Af Sandeberg describes Deg as a story of the friendship between Malou and Liana, which also highlights issues of class in Swedish society and the fact that people can be good and bad, with neither woman pitched as either a hero or villain.

“It’s hard to say how people will react to her,” the actor says of her character. “I think some people are going to like her a lot. It’s also nice to see somebody not be perfect, because we’re all fuck-ups at some point. I hope people will not agree with her actions but see how hard she tries. I’m very fond of her, because she’s also funny.

“Levan and I worked on how she changes emotions fast – she laughs, she cries. I got to fight. I had to sing when I was ‘drunk.’ Of course, it was very challenging and I had to break down at times but it was everything you could want as an actress. I also felt she wasn’t a traditional female character. She wasn’t the bad one, she was the one who was allowed to be everything, and that’s usually a man. I didn’t feel like I was playing a woman. I felt like I was playing a human.”
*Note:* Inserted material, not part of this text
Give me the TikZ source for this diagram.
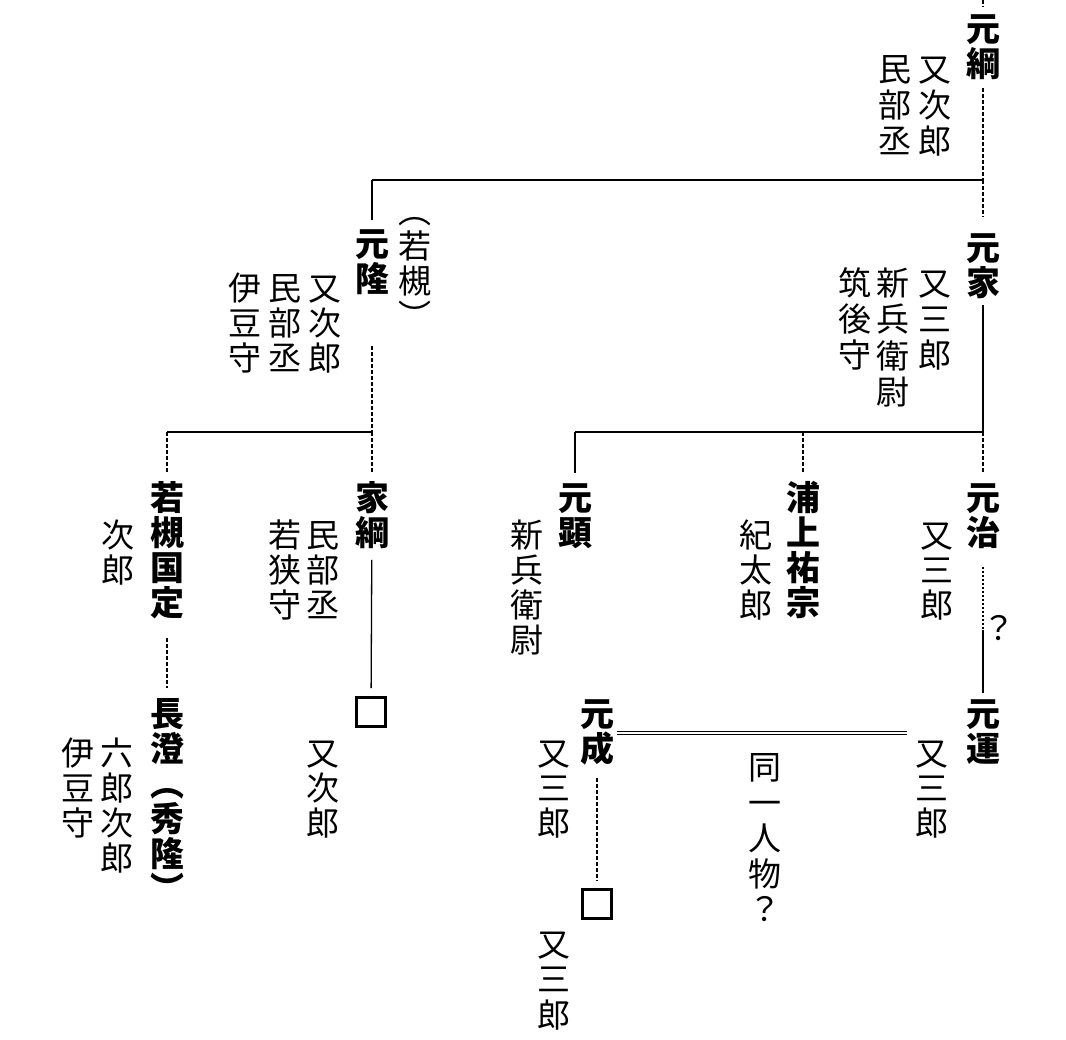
\documentclass[tikz,border=0pt]{standalone}
\usepackage{fontspec}
\newfontfamily\cjk{Noto Sans CJK JP}
\makeatletter
\newcommand\vt[2][35]{\vbox{\offinterlineskip\@tfor\vt@c:=#2\do{\hbox to 36pt{\hss\rule[\dimexpr 0.38em-#1pt/2\relax]{0pt}{#1pt}\vt@c\hss}}}}
\makeatother
\tikzset{
  nm/.style={font=\cjk\bfseries\fontsize{34}{35}\selectfont, inner sep=0pt, anchor=north},
  sb/.style={font=\cjk\fontsize{33}{35}\selectfont, inner sep=0pt, anchor=north},
  sl/.style={line width=1.3pt},
  dl/.style={line width=1.2pt, dash pattern=on 4pt off 2pt},
  dotl/.style={line width=1.2pt, dash pattern=on 2pt off 2pt},
  dbl/.style={double, double distance=2.2pt, line width=1.2pt},
  sqbox/.style={draw, line width=3.4pt, minimum size=28.5pt, inner sep=0pt},
}
\begin{document}
\begin{tikzpicture}[x=1pt,y=-1pt]
\fill[white] (0,0) rectangle (1066,1040);
\useasboundingbox (0,0) rectangle (1066,1040);

% row 0
\node[nm] (motsuna) at (983,10.5) {\vt{元綱}};
\node[sb] (motsunaA) at (935,50.5) {\vt[36]{又次郎}};
\node[sb] (motsunaB) at (895,50.5) {\vt[36]{民部丞}};

% row 1
\node[sb] (mtakaP) at (415,193.5) {\vt{︵若槻︶}};
\node[nm] (mtaka) at (372,225.5) {\vt{元隆}};
\node[sb] (mtakaA) at (325,270.5) {\vt{又次郎}};
\node[sb] (mtakaB) at (285,270.5) {\vt{民部丞}};
\node[sb] (mtakaC) at (245,270.5) {\vt{伊豆守}};
\node[nm] (mie) at (983,229.5) {\vt{元家}};
\node[sb] (mieA) at (935,264.5) {\vt[36]{又三郎}};
\node[sb] (mieB) at (893,264.5) {\vt[36.5]{新兵衛尉}};
\node[sb] (mieC) at (855,264.5) {\vt[36]{筑後守}};

% row 2
\node[nm] (kunisada) at (167,479.5) {\vt{若槻国定}};
\node[sb] (kunisadaA) at (118,517) {\vt{次郎}};
\node[nm] (ietsuna) at (372,479.5) {\vt{家綱}};
\node[sb] (ietsunaA) at (323,517) {\vt{民部丞}};
\node[sb] (ietsunaB) at (285,517) {\vt{若狭守}};
\node[nm] (makira) at (575,479.5) {\vt{元顕}};
\node[sb] (makiraA) at (527,517) {\vt{新兵衛尉}};
\node[nm] (sukemune) at (803,479.5) {\vt{浦上祐宗}};
\node[sb] (sukemuneA) at (756,517) {\vt{紀太郎}};
\node[nm] (mharu) at (983,479.5) {\vt{元治}};
\node[sb] (mharuA) at (937,517) {\vt{又三郎}};
\node[sb, anchor=center] (qm) at (999,628) {？};

% row 3
\node[nm] (nagazumi) at (167,695.5) {\vt{長澄︵秀隆︶}};
\node[sb] (nagazumiA) at (117,735) {\vt{六郎次郎}};
\node[sb] (nagazumiB) at (78,735) {\vt{伊豆守}};
\node[sqbox] (box1) at (371,712) {};
\node[sb] (box1A) at (323,735) {\vt{又次郎}};
\node[nm] (mnari) at (597,695.5) {\vt{元成}};
\node[sb] (mnariA) at (554,735) {\vt{又三郎}};
\node[sb] (same) at (765,749.5) {\vt[35.5]{同一人物？}};
\node[nm] (mkazu) at (983,695.5) {\vt{元運}};
\node[sb] (mkazuA) at (932,735) {\vt{又三郎}};
\node[sqbox] (box2) at (597,904) {};
\node[sb] (box2A) at (554,926) {\vt[35.5]{又三郎}};

% junctions
\coordinate (t0) at (983,0);
\coordinate (h1R) at (983,180);
\coordinate (h1L) at (372,180);
\coordinate (h2R) at (372,432);
\coordinate (h2L) at (167,432);
\coordinate (h3R) at (983,432);
\coordinate (h3M) at (803,432);
\coordinate (h3L) at (575,432);
\coordinate (q1) at (983,630);
\coordinate (dA) at (617,733);
\coordinate (dB) at (907,733);

% connectors
\draw[dl, shorten >=4pt] (t0) -- (motsuna);
\draw[dl, shorten <=7pt] (motsuna) -- (h1R);
\draw[sl] (h1L) -- (h1R);
\draw[sl, shorten >=5pt] (h1L) -- (mtaka);
\draw[dl, shorten >=12pt] (h1R) -- (mie);
\draw[dl, shorten <=50pt] (mtaka) -- (h2R);
\draw[sl] (h2L) -- (h2R);
\draw[dl, shorten >=6pt] (h2R) -- (ietsuna);
\draw[dl, shorten >=6pt] (h2L) -- (kunisada);
\draw[sl, shorten <=5pt] (mie) -- (h3R);
\draw[sl] (h3L) -- (h3R);
\draw[sl, shorten >=6pt] (h3L) -- (makira);
\draw[dl, shorten >=6pt] (h3M) -- (sukemune);
\draw[dl, shorten >=6pt] (h3R) -- (mharu);
\draw[dl, shorten <=18pt, shorten >=8pt] (kunisada) -- (nagazumi);
\draw[sl, shorten <=10pt, shorten >=8pt] (ietsuna) -- (box1);
\draw[dotl, shorten <=17pt] (mharu) -- (q1);
\draw[sl, shorten >=3pt] (q1) -- (mkazu);
\draw[dl, shorten <=12pt, shorten >=8pt] (mnari) -- (box2);
\draw[dbl] (dA) -- (dB);
\end{tikzpicture}
\end{document}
Malou (Helena af Sandeberg) discovers a bag full of cash hidden by robbers

The actor admits she’s never played a character quite like Malou before, but compares her to stage roles she has played such as Anna Karenina and Hedda Gabler, as well as Mare Sheehan of HBO breakout hit Mare of Easttown.

“Times are changing a little bit,” she says. “I’ve always felt in the theatre I’ve had great characters, but in film, the man is usually the character getting the bigger storyline and the bigger character. She’s definitely the best character I’ve ever had on television. I’ve played characters like cops who are interesting in other ways but she’s the broadest character I’ve played. That, to me, is new. I’ve played Anna Karenina and Hedda Gabler at the theatre and they had that spectrum, but in television I feel like this is a little new. I see that everywhere now, in international series like Mare of Easttown. They’re becoming different characters.”

Af Sandeberg also compares the complexity of Malou to that of iconic Swedish detective Saga Norén, although Deg is far from the type of traditional crime drama that might carry a Nordic noir label like the show that introduces Norén, Bron/Broen (The Bridge).

“It’s suspenseful, it’s a thriller but it also has a bit of humour,” she notes. “I feel like that will give it something special that makes it stick out a little bit. We’re broadening out a little bit from Nordic noir and this is a very character-driven story.”